◆ Collected material ◆
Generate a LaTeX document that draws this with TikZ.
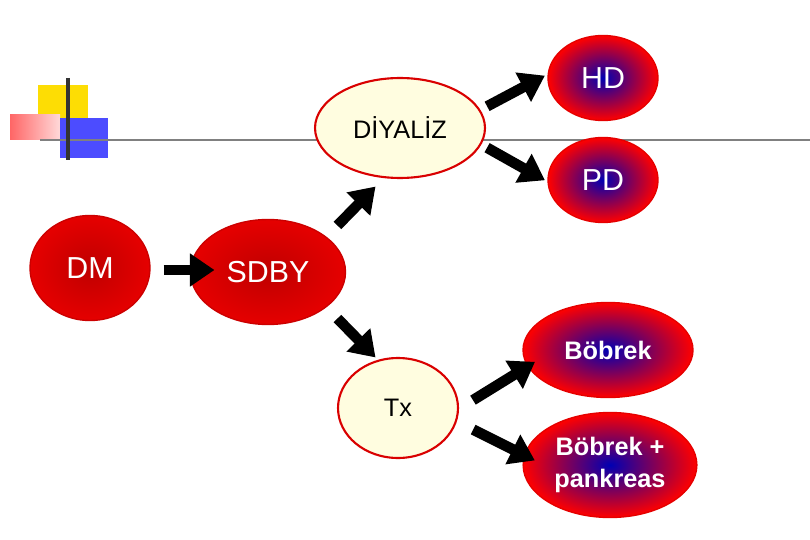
\documentclass[tikz,border=0pt]{standalone}
\usepackage{fontspec}
\setmainfont{Liberation Sans}
\usetikzlibrary{arrows.meta, shapes.geometric, positioning}

\tikzset{
  redball/.style={ellipse, draw=red!80!black, line width=0.8pt, inner color=red!75!black, outer color=red!90!black, text=white, font=\LARGE},
  blueball/.style={ellipse, draw=red!90!black, line width=0.8pt, inner color=blue!70!black, outer color=red, text=white, font=\Large\bfseries},
  paleball/.style={ellipse, draw=red!85!black, line width=1.2pt, fill=yellow!12, font=\Large},
  thick arrow/.style={-{Triangle[length=14pt,width=18pt]}, line width=6pt, black, shorten >=2pt, shorten <=2pt}
}

\begin{document}
\begin{tikzpicture}[x=0.02cm, y=-0.02cm]
  \useasboundingbox (0,0) rectangle (810,540);
  % corner decoration
  \fill[yellow!80!orange] (38,85) rectangle (88,130);
  \shade[left color=red!60, right color=red!15] (10,115) rectangle (60,140);
  \fill[blue!70] (60,118) rectangle (108,158);
  \draw[gray, line width=1.2pt] (40,140) -- (810,140);
  \draw[black!80, line width=2pt] (68,78) -- (68,160);

  \node[redball, minimum width=2.4cm, minimum height=2.1cm] (dm) at (90,268) {DM};
  \node[redball, minimum width=3.1cm, minimum height=2.1cm] (sdby) at (268,272) {SDBY};
  \node[paleball, minimum width=3.4cm, minimum height=2cm] (diyaliz) at (400,128) {DİYALİZ};
  \node[paleball, minimum width=2.4cm, minimum height=2cm] (tx) at (398,408) {Tx};
  \node[blueball, font=\LARGE, minimum width=2.2cm, minimum height=1.7cm] (hd) at (603,78) {HD};
  \node[blueball, font=\LARGE, minimum width=2.2cm, minimum height=1.7cm] (pd) at (603,180) {PD};
  \node[blueball, minimum width=3.4cm, minimum height=1.9cm] (bobrek) at (608,350) {Böbrek};
  \node[blueball, minimum width=3.4cm, minimum height=2.1cm, align=center] (bp) at (610,465) {Böbrek +\\pankreas};

  \coordinate (a1) at (160,270); \coordinate (a2) at (218,270);
  \coordinate (b1) at (335,228); \coordinate (b2) at (378,184);
  \coordinate (c1) at (335,316); \coordinate (c2) at (378,360);
  \coordinate (d1) at (484,108); \coordinate (d2) at (548,74);
  \coordinate (e1) at (484,146); \coordinate (e2) at (548,182);
  \coordinate (f1) at (470,402); \coordinate (f2) at (538,360);
  \coordinate (g1) at (470,428); \coordinate (g2) at (538,462);

  \foreach \s/\t in {a1/a2, b1/b2, c1/c2, d1/d2, e1/e2, f1/f2, g1/g2}
    \draw[thick arrow] (\s) -- (\t);
\end{tikzpicture}
\end{document}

◆ Exercise ◆
Repeat the listing above up to and including the line with "(68,78) -- (68,160);", starting from its first line. Drop any pictures.

◆ Answer to the problem ◆
Generate a LaTeX document that draws this with TikZ.
\documentclass[tikz,border=0pt]{standalone}
\usepackage{fontspec}
\setmainfont{Liberation Sans}
\usetikzlibrary{arrows.meta, shapes.geometric, positioning}

\tikzset{
  redball/.style={ellipse, draw=red!80!black, line width=0.8pt, inner color=red!75!black, outer color=red!90!black, text=white, font=\LARGE},
  blueball/.style={ellipse, draw=red!90!black, line width=0.8pt, inner color=blue!70!black, outer color=red, text=white, font=\Large\bfseries},
  paleball/.style={ellipse, draw=red!85!black, line width=1.2pt, fill=yellow!12, font=\Large},
  thick arrow/.style={-{Triangle[length=14pt,width=18pt]}, line width=6pt, black, shorten >=2pt, shorten <=2pt}
}

\begin{document}
\begin{tikzpicture}[x=0.02cm, y=-0.02cm]
  \useasboundingbox (0,0) rectangle (810,540);
  % corner decoration
  \fill[yellow!80!orange] (38,85) rectangle (88,130);
  \shade[left color=red!60, right color=red!15] (10,115) rectangle (60,140);
  \fill[blue!70] (60,118) rectangle (108,158);
  \draw[gray, line width=1.2pt] (40,140) -- (810,140);
  \draw[black!80, line width=2pt] (68,78) -- (68,160);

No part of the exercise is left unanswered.